If the consumer crashes before acknowledging, RabbitMQ redelivers the message to another consumer. This is at-least-once delivery: the message is guaranteed to be processed, but may be processed more than once if the consumer crashes after processing but before acknowledging.

The Key Differences

PropertyKafkaRabbitMQ
Storage modelAppend-only log (Chapter 1)Queue (FIFO, message deleted on ack)
Message retentionRetained until retention expiresDeleted after consumer ack
Multiple consumersIndependent consumer groupsCompeting consumers on same queue
OrderingPer-partition orderingNo ordering across competing consumers
ReplayConsumers can reset offset and replayNot possible after ack
DeliveryPull (consumer polls)Push (broker delivers)
BackpressureConsumer controls read ratePrefetch count limits in-flight messages

The Decision Rule

Use Kafka when multiple independent consumers need the same data, when replay is required, or when ordering per key matters. Event streaming, change data capture, audit trails. The logistics platform’s package events are published to Kafka because the tracking dashboard, the analytics pipeline, the notification service, and future consumers all need the same events independently.

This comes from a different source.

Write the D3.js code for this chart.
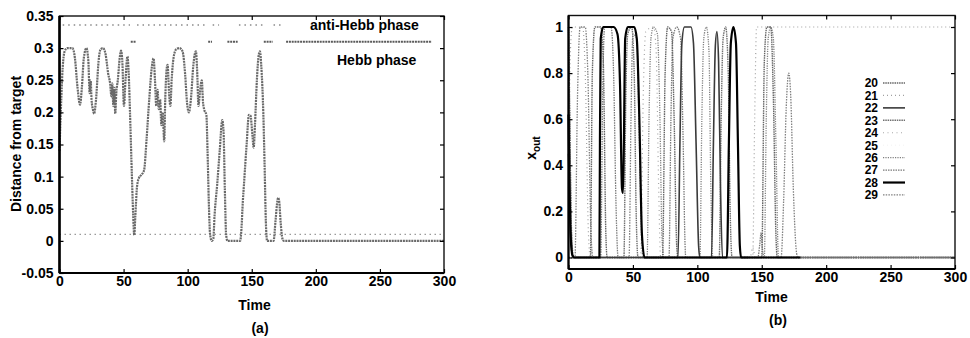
<!DOCTYPE html>
<html>
<head>
<meta charset="utf-8">
<script src="https://cdn.jsdelivr.net/npm/d3@7"></script>
<style>
  html, body { margin: 0; padding: 0; background: #fff; }
  svg { display: block; }
  text { font-family: "Liberation Sans", Arial, sans-serif; font-weight: bold; }
</style>
</head>
<body>
<svg id="chart" width="970" height="338"></svg>
<script>
// ---------------- DATA: panel (a) ----------------
const distTime = [0,1,2.5,4,6,10,12,14,16,17.5,19,21,22.5,23.5,24.3,25,26,27,28.5,30.5,32,34,36,38,39.5,40.5,41.2,42,42.8,43.5,44.3,45.5,47,48,49,50.3,51.5,53,54,55,56.5,57.5,58.3,59.2,60.5,62,64,66,68,70,72,73.4,74.5,75.5,76.5,77.5,78.5,79.5,80.5,81.7,82.5,83.5,84.3,85.5,86.5,87.5,89,91,93.5,96,98,99.5,101,102.5,104.5,106.4,107.5,108.4,109.5,111,112,112.8,114.6,115.5,116.5,117.5,118.8,120,121,123,125,127,128,129,130,131,141,142,143,144,146,147.8,149,150.5,151.5,152.5,154,155.5,156.4,157.5,159,160,161,162,167,168.5,170,170.6,171.5,172.5,174,175,300];
const distValue = [0.14,0.20,0.27,0.295,0.30,0.30,0.285,0.24,0.212,0.24,0.285,0.30,0.28,0.23,0.25,0.22,0.205,0.198,0.22,0.28,0.298,0.30,0.29,0.26,0.245,0.225,0.245,0.21,0.238,0.198,0.23,0.25,0.285,0.296,0.28,0.21,0.25,0.287,0.26,0.20,0.10,0.04,0.009,0.04,0.085,0.098,0.103,0.11,0.16,0.22,0.27,0.284,0.25,0.21,0.235,0.205,0.22,0.18,0.20,0.155,0.22,0.265,0.274,0.23,0.21,0.25,0.285,0.298,0.30,0.295,0.26,0.215,0.20,0.22,0.275,0.295,0.26,0.21,0.23,0.25,0.215,0.205,0.196,0.14,0.06,0.01,0.0,0.003,0.04,0.087,0.14,0.188,0.17,0.08,0.01,0.0,0.0,0.02,0.06,0.09,0.15,0.196,0.195,0.165,0.145,0.18,0.25,0.29,0.295,0.27,0.2,0.12,0.03,0.0,0.0,0.03,0.062,0.067,0.06,0.03,0.003,0.0,0.0];
const thresholdValue = 0.01;
const hebbLevel = 0.31;
const antiHebbLevel = 0.336;
const hebbIntervals = [[55.6,59.5],[116,119],[131,139],[159.4,166.4],[176.8,290.5]];
const antiHebbIntervals = [[2.5,55],[60.5,115.5],[119.5,124.5],[140,158.5],[167,173]];
const timeTicks = [0,50,100,150,200,250,300];
const distTicks = [-0.05,0,0.05,0.1,0.15,0.2,0.25,0.3,0.35];
const distTickLabels = ["-0.05","0","0.05","0.1","0.15","0.2","0.25","0.3","0.35"];

// ---------------- DATA: panel (b) ----------------
const seriesNames = ["20","21","22","23","24","25","26","27","28","29"];
const s20 = [[0,1],[1,0.6],[2,0.15],[3.5,0],[17,0],[18.5,0.8],[20.5,1],[25,1],[27,0.85],[29,0.1],[30,0],[73,0],[75,0.8],[77,1],[80,0.98],[82,0.6],[84,0.05],[85,0],[150,0],[152,0.85],[154,1],[157,1],[159,0.7],[161,0.1],[162,0],[300,0]];
const s21 = [[0,0.3],[1.5,0.9],[3,1],[11,1],[13,0.8],[15.5,0.1],[17,0],[143,0],[144.5,0.6],[146,1],[300,1]];
const s22 = [[0,0.45],[1,0.2],[2.5,0.03],[4,0],[85,0],[86.5,0.5],[88,0.93],[90,1],[95,1],[97,0.93],[99,0.5],[101,0.05],[102,0],[111,0],[112.5,0.5],[114,0.92],[115.2,0.98],[116.5,0.85],[118,0.3],[119.5,0],[140,0]];
const s23 = [[0,0.9],[1,0.5],[2,0.1],[3.5,0],[43,0],[44.5,0.7],[46,0.97],[49,1],[51,0.8],[52.5,0.2],[54,0],[117,0],[118.5,0.6],[120,0.95],[122,1],[124,0.8],[125.5,0.2],[127,0],[300,0]];
const s24 = [[0,0],[56,0],[58,0.7],[60,0.98],[66,1],[68,0.9],[70,0.3],[71.5,0],[141,0],[143,0.045],[145,0],[300,0]];
const s25 = [[0,0],[300,0]];
const s26 = [[0,0],[61,0],[62.5,0.6],[64,0.95],[66,1],[69,0.97],[71,0.6],[72.5,0.1],[74,0],[102,0],[103.5,0.6],[105,0.95],[107,1],[109,0.9],[110.5,0.3],[112,0],[152,0],[153.5,0.6],[155,0.95],[157,1],[159,0.95],[161,0.5],[163,0],[300,0]];
const s27 = [[0,1],[1.2,0.5],[2.5,0.1],[4,0],[25,0],[26.5,0.7],[28,1],[33,1],[35,0.8],[37,0.2],[38.5,0],[78,0],[79.5,0.6],[81,0.95],[84,1],[87,0.95],[89,0.5],[90.5,0.05],[91,0],[147,0],[148.5,0.06],[149.5,0.108],[150.5,0.04],[152,0],[300,0]];
const s28 = [[0,0.62],[0.8,0.3],[1.8,0.08],[3,0.01],[4.5,0],[24,0],[24.4,0.5],[25,0.95],[27,1],[35,1],[38,0.97],[40,0.75],[41.5,0.3],[42.3,0.28],[43,0.5],[44,0.95],[46,1],[51,1],[53,0.95],[55,0.6],[57,0.1],[59,0],[123,0],[124.5,0.5],[126,0.93],[128,1],[130,0.93],[131.5,0.5],[133,0.05],[134,0],[180,0]];
const s29 = [[0,0],[5,0],[7,0.7],[9,1],[13,1],[15,0.8],[17.5,0.1],[19,0],[47,0],[48.5,0.6],[50,0.97],[53,0.95],[55,0.5],[57,0.05],[58,0],[165,0],[167,0.25],[169,0.65],[171,0.8],[172.5,0.7],[174.5,0.3],[177,0.02],[178,0],[300,0]];
const seriesValues = [s20,s21,s22,s23,s24,s25,s26,s27,s28,s29];
const xoutTicks = [0,0.2,0.4,0.6,0.8,1];
const xoutTickLabels = ["0","0.2","0.4","0.6","0.8","1"];

// ---------------- STYLES ----------------
const seriesStyles = [
  {stroke:"#666",    width:1.4, dash:"1.5,0.8"},
  {stroke:"#a0a0a0", width:1.2, dash:"1,3"},
  {stroke:"#3a3a3a", width:1.6, dash:null},
  {stroke:"#707070", width:1.4, dash:"1.5,0.8"},
  {stroke:"#a8a8a8", width:1.2, dash:"1,3.5"},
  {stroke:"#f2f2f2", width:1.0, dash:"1,3"},
  {stroke:"#808080", width:1.3, dash:"1.2,1.2"},
  {stroke:"#7a7a7a", width:1.3, dash:"1.5,1"},
  {stroke:"#000",    width:2.2, dash:null},
  {stroke:"#808080", width:1.3, dash:"1.5,1.2"}
];
const FONT = 14;
const LEGEND_FONT = 12;

const svg = d3.select("#chart");

function styleAxis(g) {
  g.select(".domain").remove();
  g.selectAll(".tick line").attr("stroke", "#000").attr("stroke-width", 1.2);
  g.selectAll("text").attr("font-family", '"Liberation Sans", Arial, sans-serif')
    .attr("font-weight", "bold").attr("font-size", FONT).attr("fill", "#000");
}

function frame(x, y, thickLeft) {
  const [x0, x1] = x.range(), [y0, y1] = y.range();
  svg.append("rect").attr("x", x0).attr("y", y1).attr("width", x1 - x0).attr("height", y0 - y1)
    .attr("fill", "none").attr("stroke", "#111").attr("stroke-width", 1.4);
  svg.append("line").attr("x1", x0).attr("x2", x0).attr("y1", y1).attr("y2", y0).attr("stroke", "#000").attr("stroke-width", thickLeft);
  svg.append("line").attr("x1", x0).attr("x2", x1).attr("y1", y0).attr("y2", y0).attr("stroke", "#000").attr("stroke-width", 2.2);
}

function axes(x, y, yTicks, yLabels, xPad, yPad) {
  const [x0, x1] = x.range(), [y0, y1] = y.range();
  svg.append("g").attr("transform", `translate(0,${y0})`)
    .call(d3.axisBottom(x).tickValues(timeTicks).tickSizeInner(-4).tickSizeOuter(0).tickPadding(xPad).tickFormat(d3.format("d")))
    .call(styleAxis);
  svg.append("g").attr("transform", `translate(0,${y1})`)
    .call(d3.axisTop(x).tickValues(timeTicks).tickSizeInner(-4).tickSizeOuter(0).tickFormat(""))
    .call(styleAxis);
  svg.append("g").attr("transform", `translate(${x0},0)`)
    .call(d3.axisLeft(y).tickValues(yTicks).tickSizeInner(-4).tickSizeOuter(0).tickPadding(yPad).tickFormat((d, i) => yLabels[i]))
    .call(styleAxis);
  svg.append("g").attr("transform", `translate(${x1},0)`)
    .call(d3.axisRight(y).tickValues(yTicks).tickSizeInner(-4).tickSizeOuter(0).tickFormat(""))
    .call(styleAxis);
}

// ================= Panel (a) =================
const xA = d3.scaleLinear().domain([0, 300]).range([59.5, 444]);
const yA = d3.scaleLinear().domain([-0.05, 0.35]).range([273, 16]);

svg.append("path").datum([0, 300])
  .attr("d", d3.line().x(d => xA(d)).y(() => yA(thresholdValue)))
  .attr("fill", "none").attr("stroke", "#9a9a9a").attr("stroke-width", 1.2).attr("stroke-dasharray", "1.5,3.5");

svg.append("g").selectAll("line").data(antiHebbIntervals).join("line")
  .attr("x1", d => xA(d[0])).attr("x2", d => xA(d[1]))
  .attr("y1", yA(antiHebbLevel)).attr("y2", yA(antiHebbLevel))
  .attr("stroke", "#8a8a8a").attr("stroke-width", 1.3).attr("stroke-dasharray", "1.5,4");

svg.append("g").selectAll("line").data(hebbIntervals).join("line")
  .attr("x1", d => xA(d[0])).attr("x2", d => xA(d[1]))
  .attr("y1", yA(hebbLevel)).attr("y2", yA(hebbLevel))
  .attr("stroke", "#5a5a5a").attr("stroke-width", 2).attr("stroke-dasharray", "2,0.8");

svg.append("path").datum(d3.zip(distTime, distValue))
  .attr("d", d3.line().x(d => xA(d[0])).y(d => yA(d[1])).curve(d3.curveMonotoneX))
  .attr("fill", "none").attr("stroke", "#6a6a6a").attr("stroke-width", 2.2).attr("stroke-dasharray", "2,0.8");

frame(xA, yA, 2.6);
axes(xA, yA, distTicks, distTickLabels, 3, 6);

svg.append("text").attr("x", 310).attr("y", 30).attr("font-size", FONT).text("anti-Hebb phase");
svg.append("text").attr("x", 337).attr("y", 65).attr("font-size", FONT).text("Hebb phase");

svg.append("text").attr("transform", "translate(21,144) rotate(-90)").attr("text-anchor", "middle")
  .attr("font-size", FONT).text("Distance from target");
svg.append("text").attr("x", 254.5).attr("y", 310).attr("text-anchor", "middle").attr("font-size", FONT).text("Time");
svg.append("text").attr("x", 260).attr("y", 333).attr("text-anchor", "middle").attr("font-size", FONT).text("(a)");

// ================= Panel (b) =================
const xB = d3.scaleLinear().domain([0, 300]).range([568.5, 955]);
const yB = d3.scaleLinear().domain([-0.05, 1.05]).range([269, 15.5]);
const lineB = d3.line().x(d => xB(d[0])).y(d => yB(d[1])).curve(d3.curveMonotoneX);

const order = [5, 1, 4, 6, 7, 9, 0, 3, 2, 8];
const gS = svg.append("g");
order.forEach(i => {
  const st = seriesStyles[i];
  gS.append("path").datum(seriesValues[i]).attr("d", lineB)
    .attr("fill", "none").attr("stroke", st.stroke).attr("stroke-width", st.width)
    .attr("stroke-dasharray", st.dash);
});

frame(xB, yB, 2.2);
axes(xB, yB, xoutTicks, xoutTickLabels, 3.5, 5.5);

// legend
const leg = svg.append("g");
seriesNames.forEach((name, i) => {
  const yy = 83 + i * 12.44;
  const st = seriesStyles[i];
  leg.append("text").attr("x", 878).attr("y", yy + 4.3).attr("text-anchor", "end")
    .attr("font-size", LEGEND_FONT).text(name);
  leg.append("line").attr("x1", 883).attr("x2", 905).attr("y1", yy).attr("y2", yy)
    .attr("stroke", st.stroke).attr("stroke-width", st.width).attr("stroke-dasharray", st.dash);
});

const xl = svg.append("text").attr("transform", "translate(536,148) rotate(-90)").attr("text-anchor", "middle")
  .attr("font-size", FONT);
xl.append("tspan").text("x");
xl.append("tspan").attr("dy", 4).attr("font-size", 10).text("out");

svg.append("text").attr("x", 771.5).attr("y", 302).attr("text-anchor", "middle").attr("font-size", FONT).text("Time");
svg.append("text").attr("x", 778).attr("y", 325).attr("text-anchor", "middle").attr("font-size", FONT).text("(b)");
</script>
</body>
</html>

Use RabbitMQ when exactly one consumer should process each message, when the message is no longer needed after processing, and when at-most-once or at-least-once delivery per consumer is the requirement. Task dispatch, route assignment, work queues. The logistics platform’s route dispatch uses RabbitMQ because each route should go to exactly one driver, and a route that fails should be requeued.

Do not use Kafka as a work queue. While Kafka can approximate competing consumers within a single consumer group, the partition-based assignment is coarser than RabbitMQ’s per-message delivery, and rebalancing during consumer failures causes processing pauses.

Do not use RabbitMQ as an event log. Messages are deleted after acknowledgment. Replay is impossible. Adding a new consumer that needs historical data requires re-publishing from the source, which defeats the purpose.